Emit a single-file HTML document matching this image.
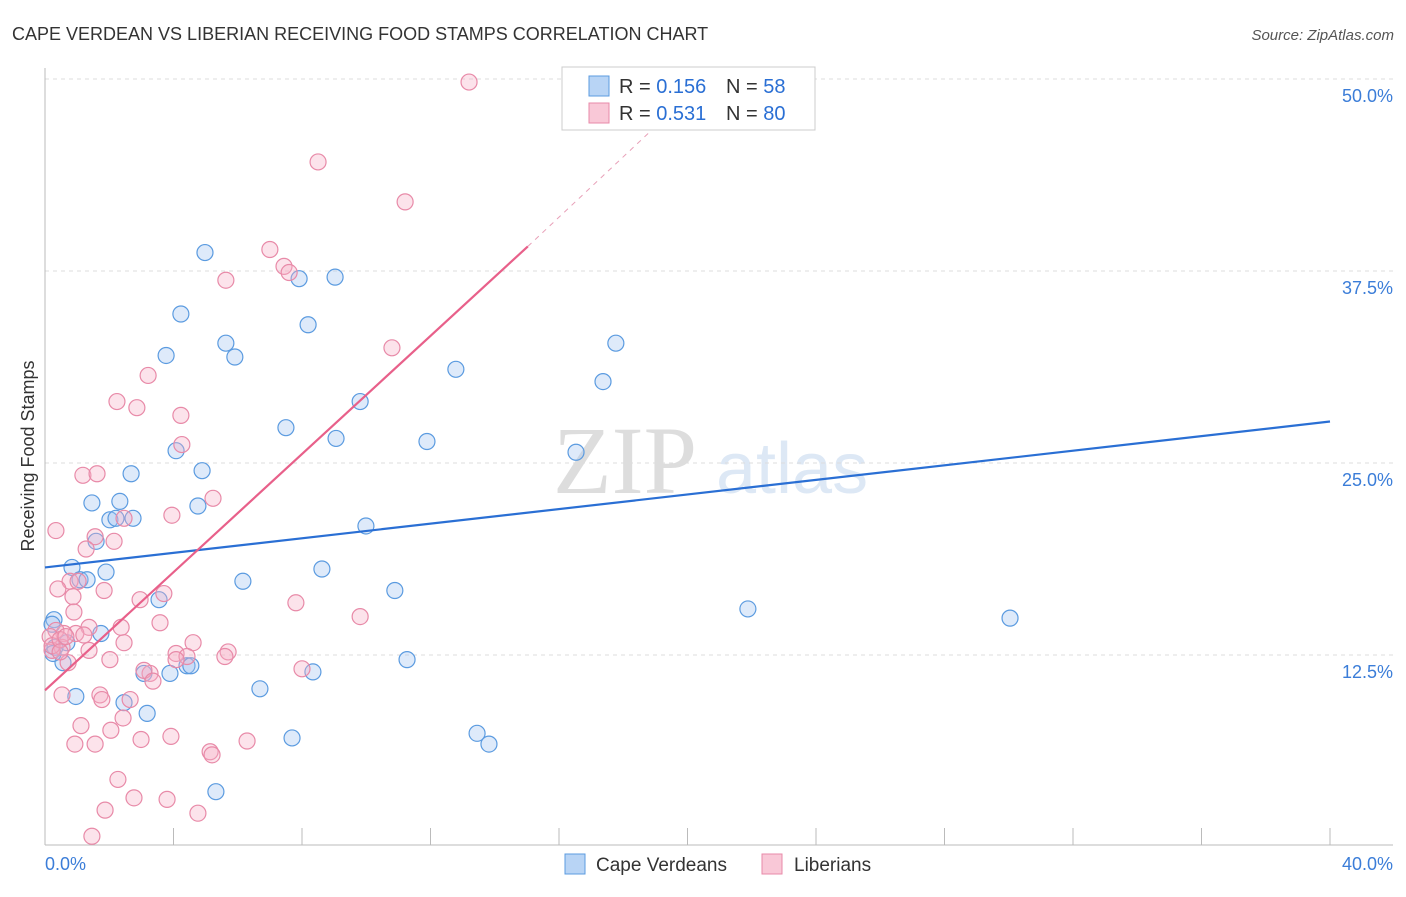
<!DOCTYPE html>
<html><head><meta charset="utf-8"><style>
body{margin:0;background:#fff;font-family:"Liberation Sans",sans-serif}
</style></head><body>
<svg id="c" width="1406" height="892" xmlns="http://www.w3.org/2000/svg">
<text x="12" y="40" font-size="18" fill="#333">CAPE VERDEAN VS LIBERIAN RECEIVING FOOD STAMPS CORRELATION CHART</text>
<text x="1394" y="40" font-size="15" fill="#555" font-style="italic" text-anchor="end">Source: ZipAtlas.com</text>
<text x="34" y="456" font-size="18" fill="#333" text-anchor="middle" transform="rotate(-90 34 456)">Receiving Food Stamps</text>
<g><text x="553" y="493" font-size="96" font-family="Liberation Serif" fill="#ddd">ZIP</text><text x="716" y="493" font-size="72" fill="#c8daf0" opacity="0.6">atlas</text></g>
<g id="grid"></g><g id="marks"></g><g id="lines"></g>
<g>
<rect x="562" y="67" width="253" height="63" fill="#fff" stroke="#ccc"/>
<rect x="589" y="76" width="20" height="20" fill="#b8d4f5" stroke="#5b9be0"/>
<rect x="589" y="103" width="20" height="20" fill="#f9c8d7" stroke="#e88aa8"/>
<text x="619" y="93" font-size="20" fill="#333">R = <tspan fill="#2a6fd4">0.156</tspan><tspan x="726">N = </tspan><tspan fill="#2a6fd4">58</tspan></text>
<text x="619" y="120" font-size="20" fill="#333">R = <tspan fill="#2a6fd4">0.531</tspan><tspan x="726">N = </tspan><tspan fill="#2a6fd4">80</tspan></text>
</g>
<g>
<rect x="565" y="854" width="20" height="20" fill="#b8d4f5" stroke="#5b9be0"/>
<text x="596" y="871" font-size="19" fill="#333">Cape Verdeans</text>
<rect x="762" y="854" width="20" height="20" fill="#f9c8d7" stroke="#e88aa8"/>
<text x="794" y="871" font-size="19" fill="#333">Liberians</text>
</g>
</svg>
<script>
const yTicks=[12.5,25,37.5,50];
const yTickLabels=["12.5%","25.0%","37.5%","50.0%"];
const xTicks=[0,4,8,12,16,20,24,28,32,36,40];
const xTickLabels=["0.0%","40.0%"];
const blueX=[4.98,4.23,3.77,5.63,5.91,7.91,9.03,8.19,12.79,17.77,17.37,9.81,9.06,7.50,11.89,16.53,4.08,4.89,2.68,1.46,2.33,4.76,2.02,2.21,2.74,9.99,1.59,0.84,1.90,1.09,1.31,6.16,8.62,10.89,3.55,21.88,30.04,0.28,0.22,1.74,0.68,0.31,0.56,11.27,3.89,3.08,4.42,4.54,8.34,6.69,0.96,2.46,3.18,13.45,13.82,7.69,5.32,0.25];
const blueY=[38.7,34.7,32.0,32.8,31.9,37.0,37.1,34.0,31.1,32.8,30.3,29.0,26.6,27.3,26.4,25.7,25.8,24.5,24.3,22.4,22.5,22.2,21.3,21.4,21.4,20.9,19.9,18.2,17.9,17.4,17.4,17.3,18.1,16.7,16.1,15.5,14.9,14.8,14.5,13.9,13.3,13.0,12.0,12.2,11.3,11.3,11.8,11.8,11.4,10.3,9.8,9.4,8.7,7.4,6.7,7.1,3.6,12.6];
const pinkX=[13.20,8.50,11.21,7.00,7.44,7.60,5.63,10.80,3.21,2.24,2.86,4.23,4.26,1.18,1.62,5.23,3.95,0.34,1.56,2.15,1.28,2.46,0.78,1.03,0.40,1.84,0.87,3.70,2.96,7.81,0.90,9.81,3.58,2.37,1.37,0.96,1.21,0.59,0.34,0.16,2.46,4.61,2.02,0.72,1.37,0.53,0.22,4.08,4.42,4.08,5.70,5.60,3.27,3.08,3.36,8.00,0.53,1.71,1.77,2.65,2.43,1.12,2.05,3.92,2.99,0.93,1.56,6.29,5.14,5.20,2.27,2.77,1.87,3.80,4.76,1.46,0.22,0.47,0.65,0.47];
const pinkY=[49.8,44.6,42.0,38.9,37.8,37.4,36.9,32.5,30.7,29.0,28.6,28.1,26.2,24.2,24.3,22.7,21.6,20.6,20.2,19.9,19.4,21.4,17.3,17.3,16.8,16.7,16.3,16.5,16.1,15.9,15.3,15.0,14.6,14.3,14.3,13.9,13.8,13.9,14.1,13.7,13.3,13.3,12.2,12.0,12.8,13.0,12.8,12.6,12.4,12.2,12.7,12.4,11.3,11.5,10.8,11.6,9.9,9.9,9.6,9.6,8.4,7.9,7.6,7.2,7.0,6.7,6.7,6.9,6.2,6.0,4.4,3.2,2.4,3.1,2.2,0.7,13.1,13.5,13.7,12.7];
const blueTrend=[[0,18.2],[40,27.7]];
const pinkTrend=[[0,10.2],[15.03,39.1]];
const pinkDash=[[15.03,39.1],[18.9,46.7]];
const X=v=>45+v*32.125, Y=v=>847-v*15.36;
const NS="http://www.w3.org/2000/svg";
function mk(t,a,p){const e=document.createElementNS(NS,t);for(const k in a)e.setAttribute(k,a[k]);p.appendChild(e);return e;}
const g=document.getElementById('grid');
yTicks.forEach((t,i)=>{
 const l=mk('line',{x1:45,x2:1393,y1:Y(t),y2:Y(t),stroke:'#ddd','stroke-dasharray':'4,4'},g);
 
 
 const tx=mk('text',{x:1393,y:Y(t)+23,'font-size':18,fill:'#3b7dd8','text-anchor':'end'},g);
 tx.textContent=yTickLabels[i];
 
 
});
const ax=mk('line',{x1:45,x2:45,y1:68,y2:845,stroke:'#bbb'},g);


const bx=mk('line',{x1:45,x2:1393,y1:845,y2:845,stroke:'#bbb'},g);


xTicks.forEach(t=>{const l=mk('line',{x1:X(t),x2:X(t),y1:828,y2:845,stroke:'#bbb'},g);
 
 });
[[0,'start',45],[40,'end',1393]].forEach((d,i)=>{const tx=mk('text',{x:d[2],y:870,'font-size':18,fill:'#3b7dd8','text-anchor':d[1]},g);
 tx.textContent=xTickLabels[i];
 
 });
const m=document.getElementById('marks');
function pts(xs,ys,fill,stroke,name){xs.forEach((x,i)=>{const c=mk('circle',{cx:X(x),cy:Y(ys[i]),r:8,fill:fill,stroke:stroke,'stroke-width':1.2},m);
 
 });}
pts(blueX,blueY,'rgba(160,196,240,0.35)','#5b9be0','cape-verdean-point');
pts(pinkX,pinkY,'rgba(245,175,198,0.35)','#e88aa8','liberian-point');
const L=document.getElementById('lines');
function ln(p,st,w,dash,name){const l=mk('line',{x1:X(p[0][0]),y1:Y(p[0][1]),x2:X(p[1][0]),y2:Y(p[1][1]),stroke:st,'stroke-width':w},L);
 if(dash)l.setAttribute('stroke-dasharray',dash);
 
 }
ln(blueTrend,'#2a6fd4',2.2,null,'cape-verdean-trendline');
ln(pinkTrend,'#e8608a',2.2,null,'liberian-trendline');
ln(pinkDash,'#e8a0b8',1,'5,5','liberian-trendline-extension');
</script>
</body></html>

◆ Do this ◆
Omit pictures; set down the rest of the material word for word.

◆ Solution ◆
Emit a single-file HTML document matching this image.
<!DOCTYPE html>
<html><head><meta charset="utf-8"><style>
body{margin:0;background:#fff;font-family:"Liberation Sans",sans-serif}
</style></head><body>
<svg id="c" width="1406" height="892" xmlns="http://www.w3.org/2000/svg">
<text x="12" y="40" font-size="18" fill="#333">CAPE VERDEAN VS LIBERIAN RECEIVING FOOD STAMPS CORRELATION CHART</text>
<text x="1394" y="40" font-size="15" fill="#555" font-style="italic" text-anchor="end">Source: ZipAtlas.com</text>
<text x="34" y="456" font-size="18" fill="#333" text-anchor="middle" transform="rotate(-90 34 456)">Receiving Food Stamps</text>
<g><text x="553" y="493" font-size="96" font-family="Liberation Serif" fill="#ddd">ZIP</text><text x="716" y="493" font-size="72" fill="#c8daf0" opacity="0.6">atlas</text></g>
<g id="grid"></g><g id="marks"></g><g id="lines"></g>
<g>
<rect x="562" y="67" width="253" height="63" fill="#fff" stroke="#ccc"/>
<rect x="589" y="76" width="20" height="20" fill="#b8d4f5" stroke="#5b9be0"/>
<rect x="589" y="103" width="20" height="20" fill="#f9c8d7" stroke="#e88aa8"/>
<text x="619" y="93" font-size="20" fill="#333">R = <tspan fill="#2a6fd4">0.156</tspan><tspan x="726">N = </tspan><tspan fill="#2a6fd4">58</tspan></text>
<text x="619" y="120" font-size="20" fill="#333">R = <tspan fill="#2a6fd4">0.531</tspan><tspan x="726">N = </tspan><tspan fill="#2a6fd4">80</tspan></text>
</g>
<g>
<rect x="565" y="854" width="20" height="20" fill="#b8d4f5" stroke="#5b9be0"/>
<text x="596" y="871" font-size="19" fill="#333">Cape Verdeans</text>
<rect x="762" y="854" width="20" height="20" fill="#f9c8d7" stroke="#e88aa8"/>
<text x="794" y="871" font-size="19" fill="#333">Liberians</text>
</g>
</svg>
<script>
const yTicks=[12.5,25,37.5,50];
const yTickLabels=["12.5%","25.0%","37.5%","50.0%"];
const xTicks=[0,4,8,12,16,20,24,28,32,36,40];
const xTickLabels=["0.0%","40.0%"];
const blueX=[4.98,4.23,3.77,5.63,5.91,7.91,9.03,8.19,12.79,17.77,17.37,9.81,9.06,7.50,11.89,16.53,4.08,4.89,2.68,1.46,2.33,4.76,2.02,2.21,2.74,9.99,1.59,0.84,1.90,1.09,1.31,6.16,8.62,10.89,3.55,21.88,30.04,0.28,0.22,1.74,0.68,0.31,0.56,11.27,3.89,3.08,4.42,4.54,8.34,6.69,0.96,2.46,3.18,13.45,13.82,7.69,5.32,0.25];
const blueY=[38.7,34.7,32.0,32.8,31.9,37.0,37.1,34.0,31.1,32.8,30.3,29.0,26.6,27.3,26.4,25.7,25.8,24.5,24.3,22.4,22.5,22.2,21.3,21.4,21.4,20.9,19.9,18.2,17.9,17.4,17.4,17.3,18.1,16.7,16.1,15.5,14.9,14.8,14.5,13.9,13.3,13.0,12.0,12.2,11.3,11.3,11.8,11.8,11.4,10.3,9.8,9.4,8.7,7.4,6.7,7.1,3.6,12.6];
const pinkX=[13.20,8.50,11.21,7.00,7.44,7.60,5.63,10.80,3.21,2.24,2.86,4.23,4.26,1.18,1.62,5.23,3.95,0.34,1.56,2.15,1.28,2.46,0.78,1.03,0.40,1.84,0.87,3.70,2.96,7.81,0.90,9.81,3.58,2.37,1.37,0.96,1.21,0.59,0.34,0.16,2.46,4.61,2.02,0.72,1.37,0.53,0.22,4.08,4.42,4.08,5.70,5.60,3.27,3.08,3.36,8.00,0.53,1.71,1.77,2.65,2.43,1.12,2.05,3.92,2.99,0.93,1.56,6.29,5.14,5.20,2.27,2.77,1.87,3.80,4.76,1.46,0.22,0.47,0.65,0.47];
const pinkY=[49.8,44.6,42.0,38.9,37.8,37.4,36.9,32.5,30.7,29.0,28.6,28.1,26.2,24.2,24.3,22.7,21.6,20.6,20.2,19.9,19.4,21.4,17.3,17.3,16.8,16.7,16.3,16.5,16.1,15.9,15.3,15.0,14.6,14.3,14.3,13.9,13.8,13.9,14.1,13.7,13.3,13.3,12.2,12.0,12.8,13.0,12.8,12.6,12.4,12.2,12.7,12.4,11.3,11.5,10.8,11.6,9.9,9.9,9.6,9.6,8.4,7.9,7.6,7.2,7.0,6.7,6.7,6.9,6.2,6.0,4.4,3.2,2.4,3.1,2.2,0.7,13.1,13.5,13.7,12.7];
const blueTrend=[[0,18.2],[40,27.7]];
const pinkTrend=[[0,10.2],[15.03,39.1]];
const pinkDash=[[15.03,39.1],[18.9,46.7]];
const X=v=>45+v*32.125, Y=v=>847-v*15.36;
const NS="http://www.w3.org/2000/svg";
function mk(t,a,p){const e=document.createElementNS(NS,t);for(const k in a)e.setAttribute(k,a[k]);p.appendChild(e);return e;}
const g=document.getElementById('grid');
yTicks.forEach((t,i)=>{
 const l=mk('line',{x1:45,x2:1393,y1:Y(t),y2:Y(t),stroke:'#ddd','stroke-dasharray':'4,4'},g);
 
 
 const tx=mk('text',{x:1393,y:Y(t)+23,'font-size':18,fill:'#3b7dd8','text-anchor':'end'},g);
 tx.textContent=yTickLabels[i];
 
 
});
const ax=mk('line',{x1:45,x2:45,y1:68,y2:845,stroke:'#bbb'},g);


const bx=mk('line',{x1:45,x2:1393,y1:845,y2:845,stroke:'#bbb'},g);


xTicks.forEach(t=>{const l=mk('line',{x1:X(t),x2:X(t),y1:828,y2:845,stroke:'#bbb'},g);
 
 });
[[0,'start',45],[40,'end',1393]].forEach((d,i)=>{const tx=mk('text',{x:d[2],y:870,'font-size':18,fill:'#3b7dd8','text-anchor':d[1]},g);
 tx.textContent=xTickLabels[i];
 
 });
const m=document.getElementById('marks');
function pts(xs,ys,fill,stroke,name){xs.forEach((x,i)=>{const c=mk('circle',{cx:X(x),cy:Y(ys[i]),r:8,fill:fill,stroke:stroke,'stroke-width':1.2},m);
 
 });}
pts(blueX,blueY,'rgba(160,196,240,0.35)','#5b9be0','cape-verdean-point');
pts(pinkX,pinkY,'rgba(245,175,198,0.35)','#e88aa8','liberian-point');
const L=document.getElementById('lines');
function ln(p,st,w,dash,name){const l=mk('line',{x1:X(p[0][0]),y1:Y(p[0][1]),x2:X(p[1][0]),y2:Y(p[1][1]),stroke:st,'stroke-width':w},L);
 if(dash)l.setAttribute('stroke-dasharray',dash);
 
 }
ln(blueTrend,'#2a6fd4',2.2,null,'cape-verdean-trendline');
ln(pinkTrend,'#e8608a',2.2,null,'liberian-trendline');
ln(pinkDash,'#e8a0b8',1,'5,5','liberian-trendline-extension');
</script>
</body></html>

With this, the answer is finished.